Jeff Sessions exercises little-used power to assign immigration cases to himself—and overturns precedent.
Before his resignation, former U.S. Attorney General Jeff Sessions invoked a rarely used power of Attorneys General to refer immigration cases to themselves—even after the Board of Immigration Appeals (BIA) (the quasi-appellate body for the immigration court system) has decided the case—a move that allowed him to overturn years of immigration precedent. Sessions’s actions in these self-referred cases earned the disapproval of many, including the National Association of Immigration Judges (NAIJ), whose president A. Ashley Tabaddor described one such case as a “step by step encroachment” into judicial authority by the Department of Justice (DOJ).
- Sessions bars asylum claims based on domestic violence or gang violence. In Matter of A-B-, Sessions intervened to overturn a 2016 BIA decision holding that “married women . . . who are unable to leave their relationship” and who are victims of domestic violence constitute a “social group” for asylum eligibility purposes. In vacating the BIA decision, Sessions created new precedent that “generally, claims by aliens pertaining to domestic violence or gang violence . . . will not qualify for asylum.” In a joint statement, 15 retired immigration judges and former members of the BIA called the move “an affront to the rule of law." In December, U.S. District Judge Emmet G. Sullivan invalidated Sessions’s guidance to immigration officials, holding in a 107-page opinion that his new rule was “arbitrary and capricious” and decreeing that some of those who had already been removed under its parameters be brought back to the United States and permitted to make their cases again.
- Department of Justice restricts independence of immigration judges to administratively close cases, exacerbating a ballooning case backlog. In Matter of Castro-Tum, Sessions revoked immigration judges’ and the BIA’s general authority to administratively close cases without specific authorization from DOJ. (Administratively closed cases are put on indefinite hold and removed from the active court docket, often while the respondent is waiting for the resolution of a visa application.) By December, the backlog of cases in immigration court had grown to more than 800,000. To avoid overwhelming immigration courts, DOJ initially allowed most cases already administratively closed to remain closed unless there was a specific request to recalendar the case. However, in future cases, the new precedent will directly curb the independence of immigration judges to manage their dockets, and ICE has begun issuing blanket requests to recalendar administratively closed cases. If the more than 300,000 administratively closed cases are added back to the docket, the backlog of pending cases would exceed one million.
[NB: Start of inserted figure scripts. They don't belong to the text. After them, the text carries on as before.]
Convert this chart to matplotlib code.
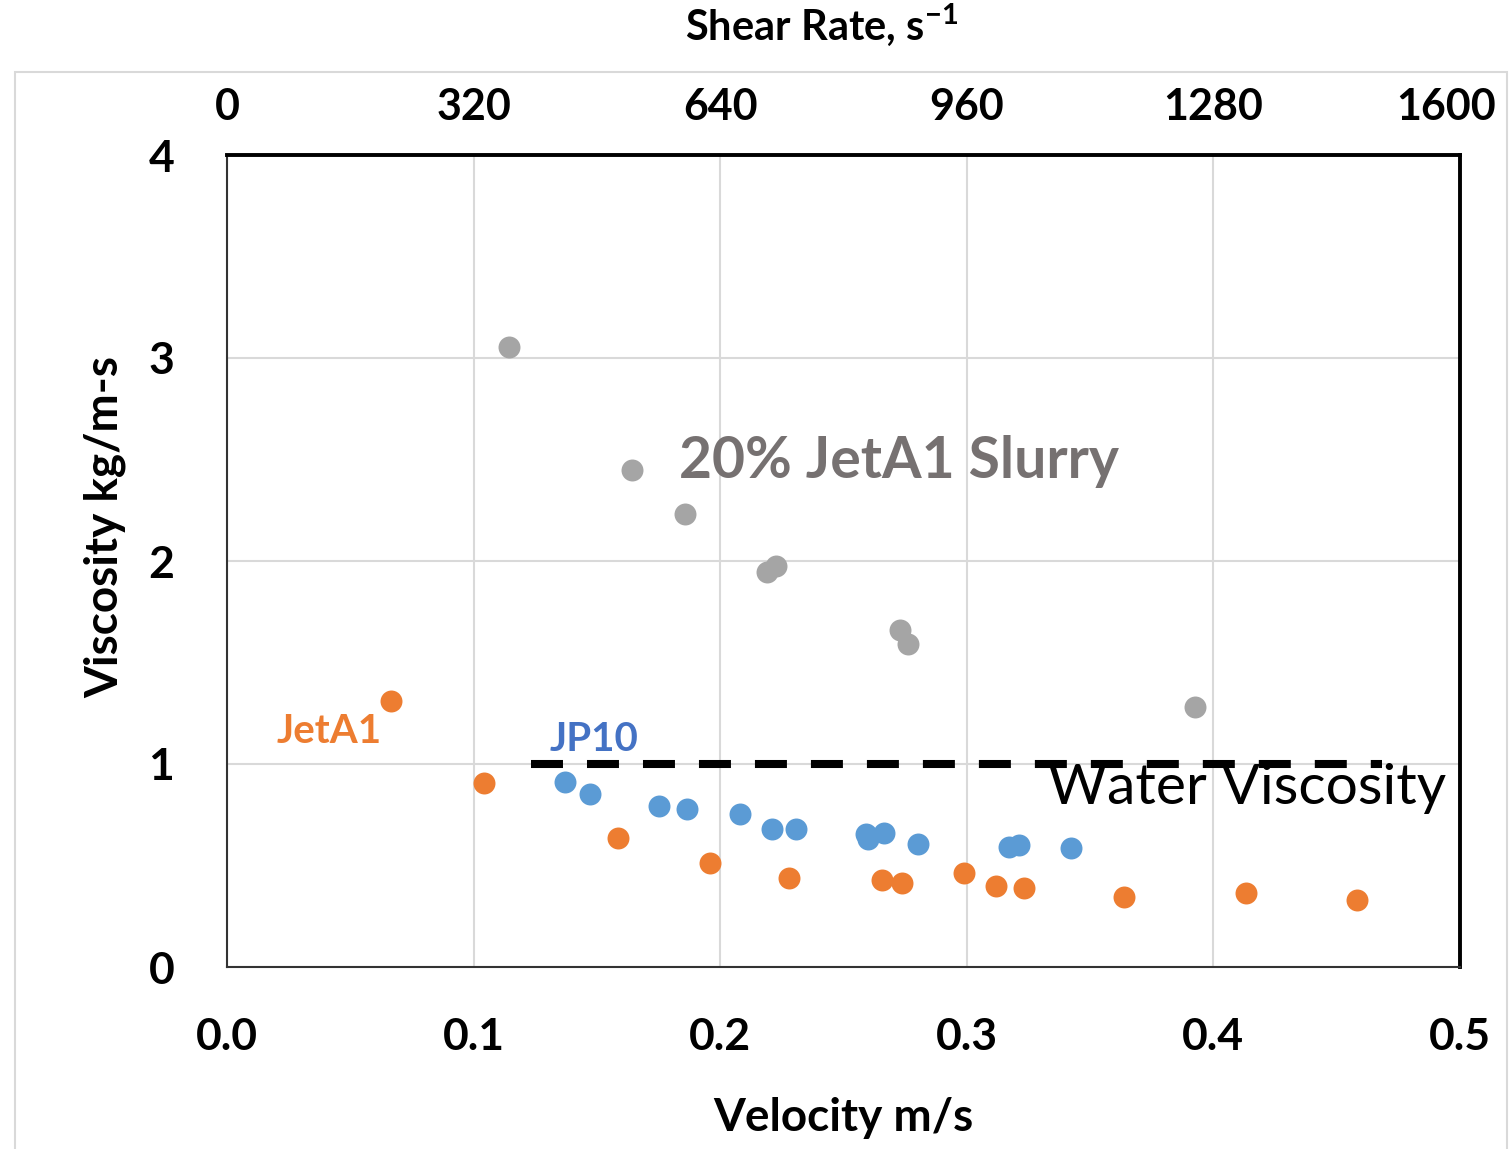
import matplotlib
matplotlib.use("Agg")
import matplotlib.pyplot as plt
from matplotlib.patches import Rectangle
from matplotlib.transforms import offset_copy

plt.rcParams['font.family'] = ['Lato', 'DejaVu Sans']
plt.rcParams['mathtext.fontset'] = 'custom'
plt.rcParams['mathtext.rm'] = 'Lato'
plt.rcParams['mathtext.bf'] = 'Lato:bold'

# velocity (m/s) vs viscosity (kg/m-s)
slurry_x = [0.1144, 0.1642, 0.1857, 0.2190, 0.2226, 0.2729, 0.2762, 0.3925]
slurry_y = [3.054, 2.448, 2.232, 1.946, 1.975, 1.660, 1.591, 1.281]

jp10_x = [0.1371, 0.1472, 0.1752, 0.1865, 0.2080, 0.2210, 0.2307, 0.2591,
          0.2600, 0.2664, 0.2802, 0.3171, 0.3212, 0.3423]
jp10_y = [0.911, 0.852, 0.793, 0.778, 0.754, 0.680, 0.680, 0.655,
          0.631, 0.660, 0.606, 0.591, 0.601, 0.586]

jeta1_x = [0.0665, 0.1042, 0.1586, 0.1959, 0.2279, 0.2656, 0.2737, 0.2989,
           0.3118, 0.3232, 0.3637, 0.4132, 0.4582]
jeta1_y = [1.310, 0.906, 0.635, 0.512, 0.438, 0.429, 0.414, 0.463,
           0.399, 0.389, 0.345, 0.365, 0.330]

water_x = [0.1233, 0.4684]
water_y = [1.0, 1.0]

vel_ticks = [0.0, 0.1, 0.2, 0.3, 0.4, 0.5]
visc_ticks = [0, 1, 2, 3, 4]
shear_ticks = [0, 320, 640, 960, 1280, 1600]

ORANGE = '#ED7D31'
BLUE = '#5B9BD5'
GRAY = '#A5A5A5'

fig = plt.figure(figsize=(15.12, 11.49), dpi=100)
ax = fig.add_axes([227/1512, 1 - 967/1149, (1460-227)/1512, (967-155)/1149])

# outer chart frame
fig.patches.append(Rectangle((15/1512, -0.05), (1507-15)/1512, 1 - 72/1149 + 0.05,
                             transform=fig.transFigure, fill=False,
                             edgecolor='#d9d9d9', lw=1.5))

ax.scatter(slurry_x, slurry_y, s=250, color=GRAY, zorder=3, linewidths=0)
ax.scatter(jp10_x, jp10_y, s=250, color=BLUE, zorder=3, linewidths=0)
ax.scatter(jeta1_x, jeta1_y, s=250, color=ORANGE, zorder=3, linewidths=0)
ax.plot(water_x, water_y, color='black', lw=5.8, linestyle=(0, (3.97, 2.98)),
        dash_capstyle='butt', zorder=2)

ax.set_xlim(0, 0.5)
ax.set_ylim(0, 4)
ax.set_xticks(vel_ticks)
ax.set_xticklabels(['%.1f' % v for v in vel_ticks])
ax.set_yticks(visc_ticks)
ax.grid(True, color='#d9d9d9', lw=1.5, zorder=0)
ax.set_axisbelow(True)
ax.tick_params(length=0, labelsize=32)
ax.tick_params(axis='x', pad=36)
ax.tick_params(axis='y', pad=38)
for lab in ax.get_xticklabels() + ax.get_yticklabels():
    lab.set_fontweight('bold')

for side in ['top', 'right']:
    ax.spines[side].set_linewidth(2.8)
for side in ['left', 'bottom']:
    ax.spines[side].set_linewidth(1.5)
    ax.spines[side].set_color('#333333')

top = ax.secondary_xaxis('top', functions=(lambda v: v * 3200, lambda s: s / 3200))
top.set_xticks(shear_ticks)
top.set_xticklabels([str(s) for s in shear_ticks])
top.tick_params(length=0, labelsize=31, pad=20)
for lab in top.get_xticklabels():
    lab.set_fontweight('bold')
last = top.get_xticklabels()[-1]
last.set_transform(offset_copy(last.get_transform(), fig=fig, x=-14, units='dots'))
top.spines['top'].set_visible(False)

fig.text(843/1512, 1 - 1118/1149, 'Velocity m/s', ha='center', va='center',
         fontsize=33, fontweight='bold')
fig.text(105/1512, 1 - 527/1149, 'Viscosity kg/m-s', ha='center', va='center',
         rotation=90, fontsize=33, fontweight='bold')
fig.text(822/1512, 1 - 25/1149, r'Shear Rate, s$^{\mathbf{-1}}$', ha='center',
         va='center', fontsize=30, fontweight='bold')

ax.text(0.1833, 2.49, '20% JetA1 Slurry', color='#767171', fontsize=41,
        fontweight='bold', va='center', ha='left')
ax.text(0.333, 0.877, 'Water Viscosity', color='black', fontsize=41,
        va='center', ha='left')
ax.text(0.0203, 1.158, 'JetA1', color=ORANGE, fontsize=29, fontweight='bold',
        va='center', ha='left')
ax.text(0.131, 1.123, 'JP10', color='#4472C4', fontsize=29, fontweight='bold',
        va='center', ha='left')

fig.savefig('out.png', dpi=100)
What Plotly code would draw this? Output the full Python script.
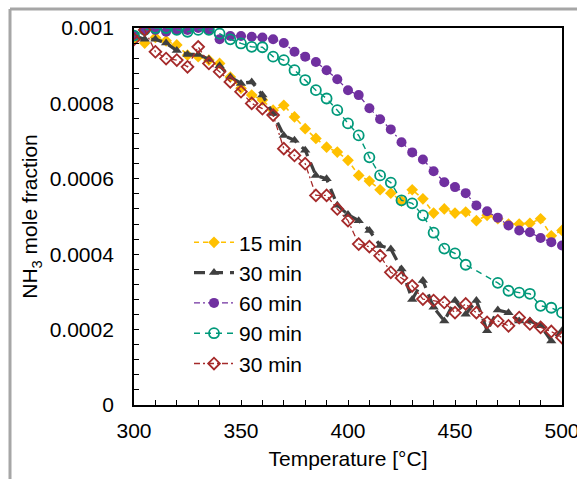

- Department of Justice removes and replaces immigration judge who made unfavorable ruling. DOJ worked to influence immigration cases in other ways as well. In August, the NAIJ filed a formal grievance over DOJ’s removal and replacement of Judge Steven Morley, the original judge in Matter of Castro-Tum, who had used administrative closure in a case where the government could not prove that it had provided adequate notice of the hearing to the respondent, an unaccompanied child who had not appeared in court. At the request of an attorney acting as a “friend of the court,” the judge had granted a continuance for purposes of trying to locate Castro-Tum and ensure he had received proper notice to appear. Morley was abruptly removed from the case and the Executive Office for Immigration Review sent a new judge to oversee a single hearing in which Castro-Tum, who was not present, was ordered to be deported without any additional investigation of the notice. The NAIJ grievance claims that the government’s action to replace Morley “subverted the judicial process, undermined his independence, and impugned his competence and integrity, all to obtain a particular outcome in the case.” DOJ also removed an additional 60 cases from Judge Morley’s docket.
- Department of Justice establishes a new quota system for immigration judges—and ties it to their performance ratings. In early April, DOJ issued a new directive regarding case completion goals for immigration judges, a strategy purportedly aimed at aggressively clearing a backlog of what was at the time more than 700,000 cases. Judges will now be required to clear at least 700 cases a year—just under three per day—to receive a “satisfactory” performance rating. The new directive sets up additional benchmarks, including requirements to issue at least 85 percent of decisions on legal motions within 20 days and 85 percent of final decisions within 10 days of a hearing. Judges will also be subject to penalties if they refer more than 15 percent of certain cases to higher courts or schedule hearing dates too far apart on their calendars.
The NAIJ asserts that the quotas and deadlines will interfere with judicial independence and impede justice and due process. Judge Tabaddor told the Senate Judiciary Committee that the quota system could invite legal challenges and create incentives for appeal, further slowing the system, by “call[ing] into question the integrity and impartiality of the court if a judge’s decision is influenced by factors outside the facts of the case, or . . . concern about keeping his or her job.”